Ler “A Mercearia Céu & Terra” (Dom Quixote, 2024) é ser transportado para Chicken Hill, um bairro esquecido na paisagem americana, mas profundamente presente na memória emocional de quem já se sentiu um outsider — mesmo dentro do próprio país. É nas primeiras décadas do século XX, marcadas por profundas divisões sociais nos Estados Unidos, que James McBride ergue esta narrativa múltipla, povoada por imigrantes judeus, afro-americanos, pessoas com deficiência, pobres e dissidentes. E fá-lo com um gesto literário raro: o de devolver humanidade àqueles que a História institucional tende a apagar.
A escolha do tempo e do espaço não é arbitrária. O leitor encontra-se numa América que se deseja moderna e industrializada, mas que continua a funcionar segundo lógicas de exclusão racial, religiosa e social. A comunidade de Chicken Hill é uma “ilha” dentro de um país que se fragmenta em nome da “ordem“, da “civilização“, do “progresso” — palavras que, na boca do poder, soam sempre como ameaças. E, no entanto, é nessa ilha que se encontra o que McBride mais quer mostrar: a sobrevivência através da convivência.
A xenofobia, que tantas vezes se associa a discursos públicos, acontece nas entrelinhas. Manifesta-se na forma como se olha para Dodo, o menino negro surdo que as instituições querem internar. Na forma como se tolera — e depois silencia — a presença de judeus. Ou mesmo na condescendência com que se trata quem insiste em desafiar essas hierarquias invisíveis. Não há vilões unidimensionais, nem discursos inflamados. Há apenas uma teia de pequenos actos de exclusão, aceites como naturais. E é precisamente contra essa naturalidade que o livro se insurge.
Mas “A Mercearia Céu & Terra” não é um manifesto político. Ou, se o é, é-o através da ficção mais plena. A sua força vem da atenção ao detalhe, à vida interior das personagens, à forma como uma comunidade, mesmo nascida da escassez, pode criar uma ética própria. A mercearia de Chona é o coração desse mundo. Mais do que um negócio, é um espaço de resistência, onde se pratica o cuidado como acto político. Chona, debilitada fisicamente, mas fortíssima na convicção, transforma o seu quotidiano em refúgio e trincheira.

O livro convida o leitor a uma empatia complexa. É impossível não a sentir pelas figuras excêntricas que povoam a história — Moe, Nate, Monkeypants —, mas essa ternura nunca é condescendente. McBride escreve com um humor que não escapa à dor, com um afecto que não poupa às falhas. As personagens não são metáforas: são gente.
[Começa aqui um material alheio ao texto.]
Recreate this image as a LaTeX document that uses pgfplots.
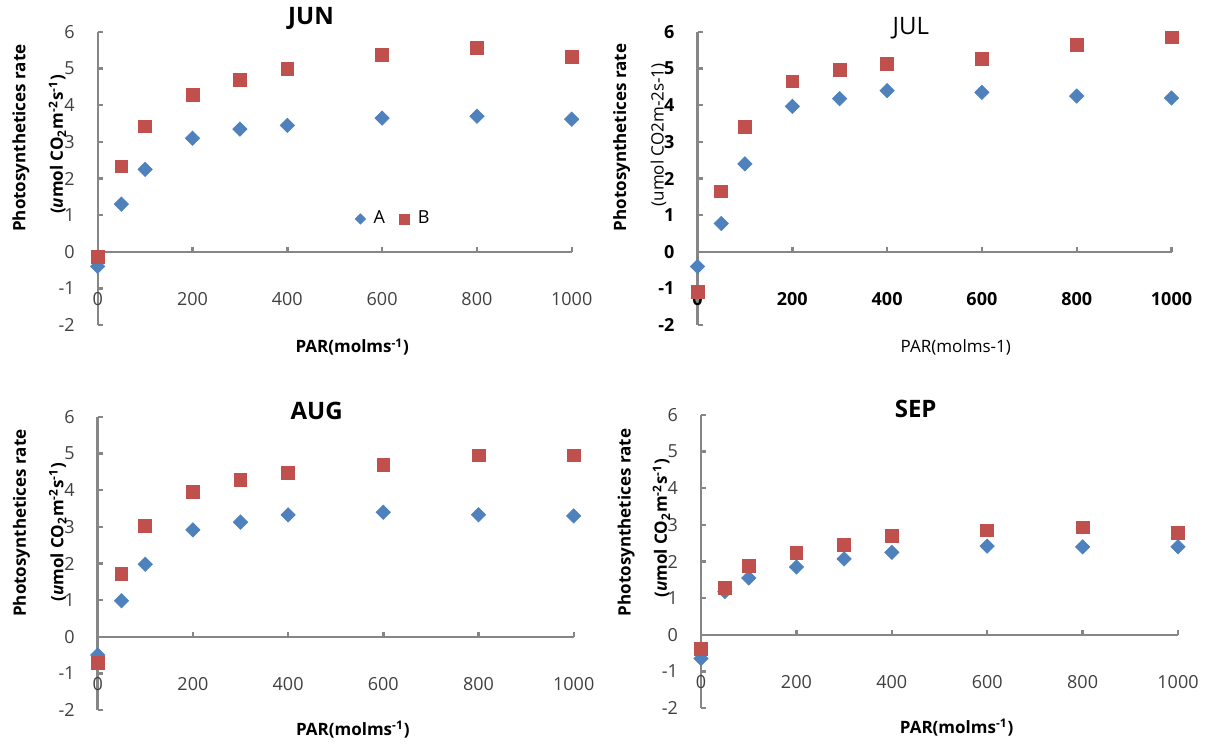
\documentclass[border=0pt]{standalone}
\usepackage{fontspec}
\setmainfont{Open Sans}
\usepackage{pgfplots}
\usepackage{pgfplotstable}
\pgfplotsset{compat=1.18}

\definecolor{serA}{HTML}{4F81BD}
\definecolor{serB}{HTML}{C0504D}
\definecolor{axgray}{HTML}{868686}
\definecolor{ticktext}{HTML}{404040}

% PAR, series A, series B
\pgfplotstableread{
x    A     B
0    -0.40 -0.15
50   1.30  2.33
100  2.25  3.42
200  3.10  4.28
300  3.35  4.70
400  3.45  5.00
600  3.65  5.38
800  3.70  5.57
1000 3.62  5.33
}\jun
\pgfplotstableread{
x    A     B
0    -0.40 -1.10
50   0.77  1.65
100  2.40  3.40
200  3.97  4.65
300  4.18  4.97
400  4.40  5.13
600  4.35  5.27
800  4.25  5.65
1000 4.20  5.85
}\jul
\pgfplotstableread{
x    A     B
0    -0.50 -0.72
50   0.98  1.72
100  1.98  3.03
200  2.92  3.95
300  3.13  4.28
400  3.33  4.48
600  3.40  4.70
800  3.33  4.95
1000 3.30  4.95
}\aug
\pgfplotstableread{
x    A     B
0    -0.65 -0.38
50   1.18  1.27
100  1.55  1.87
200  1.85  2.23
300  2.07  2.45
400  2.25  2.70
600  2.42  2.85
800  2.40  2.93
1000 2.40  2.77
}\sep

\pgfplotsset{
  panel/.style={
    scale only axis, width=237pt, height=146.5pt,
    anchor=south west,
    xmin=0, xmax=1000, ymin=-2, ymax=6,
    axis lines=middle,
    axis line style={-, axgray, line width=1.2pt},
    xtick={0,200,...,1000}, ytick={-2,-1,...,6},
    minor tick num=0,
    tick align=inside, major tick length=2.5pt,
    tick style={axgray, line width=1.2pt},
    hide obscured x ticks=false, hide obscured y ticks=false,
    /pgf/number format/assume math mode=true,
    /pgf/number format/1000 sep={},
    ticklabel style={font=\fontsize{9}{10}\selectfont, text=ticktext},
    xticklabel style={yshift=-17pt},
    yticklabel style={xshift=-8pt},
    clip=false,
  },
  mkA/.style={only marks, color=serA, mark=square*, mark size=2.5pt,
    mark options={rotate=45},
    legend image code/.code={\draw[##1, mark size=1.8pt] plot coordinates {(0pt,0pt)};}},
  mkB/.style={only marks, color=serB, mark=square*, mark size=3.2pt,
    legend image code/.code={\draw[##1, mark size=2.5pt] plot coordinates {(0pt,0pt)};}},
}

\newcommand{\lblfont}{\fontsize{8.5}{10}\selectfont}
\newcommand{\ttlfont}{\fontsize{12}{14}\selectfont}

\begin{document}
\begin{tikzpicture}
\useasboundingbox (0,0) rectangle (605.5pt,372pt);

% JUN
\begin{axis}[panel, at={(48.85pt,209.5pt)},
  legend style={at={(axis description cs:0.53,0.362)}, anchor=west,
    draw=none, fill=none, legend columns=2,
    font=\fontsize{9}{10}\selectfont,
    /tikz/every odd column/.append style={column sep=2pt},
    /tikz/every even column/.append style={column sep=5.5pt}}]
  \addplot[mkA] table[x=x, y=A] {\jun};
  \addplot[mkB] table[x=x, y=B] {\jun};
  \legend{A,B}
  \node[font=\ttlfont\bfseries] at (axis description cs:0.45,1.045) {JUN};
  \node[rotate=90, font=\lblfont\bfseries] at (axis description cs:-0.162,0.638) {Photosynthetices rate};
  \node[rotate=90, font=\lblfont\bfseries] at (axis description cs:-0.085,0.616) {(\textit{u}mol CO\textsubscript{2}m\textsuperscript{-2}s\textsuperscript{-1})};
  \node[font=\lblfont\bfseries] at (axis description cs:0.537,-0.075) {PAR(molms\textsuperscript{-1})};
\end{axis}

% JUL
\begin{axis}[panel, at={(348.75pt,209.5pt)},
  ticklabel style={font=\fontsize{9}{10}\selectfont\bfseries, text=black}]
  \addplot[mkA] table[x=x, y=A] {\jul};
  \addplot[mkB] table[x=x, y=B] {\jul};
  \node[font=\ttlfont] at (axis description cs:0.45,1.012) {JUL};
  \node[rotate=90, font=\lblfont\bfseries] at (axis description cs:-0.16,0.64) {Photosynthetices rate};
  \node[rotate=90, font=\lblfont] at (axis description cs:-0.082,0.649) {(umol CO2m-2s-1)};
  \node[font=\lblfont] at (axis description cs:0.545,-0.078) {PAR(molms-1)};
\end{axis}

% AUG
\begin{axis}[panel, at={(48.85pt,17pt)}, width=238pt]
  \addplot[mkA] table[x=x, y=A] {\aug};
  \addplot[mkB] table[x=x, y=B] {\aug};
  \node[font=\ttlfont\bfseries] at (axis description cs:0.46,1.022) {AUG};
  \node[rotate=90, font=\lblfont\bfseries] at (axis description cs:-0.16,0.638) {Photosynthetices rate};
  \node[rotate=90, font=\lblfont\bfseries] at (axis description cs:-0.084,0.607) {(\textit{u}mol CO\textsubscript{2}m\textsuperscript{-2}s\textsuperscript{-1})};
  \node[font=\lblfont\bfseries] at (axis description cs:0.536,-0.068) {PAR(molms\textsuperscript{-1})};
\end{axis}

% SEP
\begin{axis}[panel, at={(350.5pt,18pt)}, width=238.5pt]
  \addplot[mkA] table[x=x, y=A] {\sep};
  \addplot[mkB] table[x=x, y=B] {\sep};
  \node[font=\ttlfont\bfseries] at (axis description cs:0.45,1.022) {SEP};
  \node[rotate=90, font=\lblfont\bfseries] at (axis description cs:-0.157,0.633) {Photosynthetices rate};
  \node[rotate=90, font=\lblfont\bfseries] at (axis description cs:-0.083,0.614) {(\textit{u}mol CO\textsubscript{2}m\textsuperscript{-2}s\textsuperscript{-1})};
  \node[font=\lblfont\bfseries] at (axis description cs:0.536,-0.068) {PAR(molms\textsuperscript{-1})};
\end{axis}
\end{tikzpicture}
\end{document}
E é isso que as torna reais. Como Philip Roth, em “A Servidão Humana”, procuram uma resposta para a vida através das experiências que acumulam. Não pela teoria, mas pela acção. Não pelo destino, mas pela escolha.
O que talvez mais se destaque nesta história é a forma como a comunidade se apresenta como uma construção activa. Não é uma entidade estável, nem um espaço puro. É feita de conflitos, negociações, memórias partilhadas e cicatrizes colectivas. McBride mostra como a pertença não se impõe — conquista-se. E que, por vezes, para que alguém pertença, é necessário que outro abdique do seu privilégio, da segurança e do silêncio.
No fim, o que fica de “A Mercearia Céu & Terra” é a sensação de que o passado não está assim tão distante. A forma como se exclui o outro, como se define quem tem valor (e quem não tem), continua a ressoar nas estruturas sociais contemporâneas. Mas McBride, com mestria e compaixão, lembra o leitor que há sempre quem resista. Há sempre quem escolha o bem — mesmo quando ninguém está a ver.
1 Commentário
Foi o segundo livro que li do James McBride, depois de Deacon King Kong. Gostei muito de ambos, o autor dá nos dois livros voz a personagens muito interessantes e marginalizadas da sociedade de uma forma muito inteligente e divertida. Fiquei com vontade de ler mais livros dele.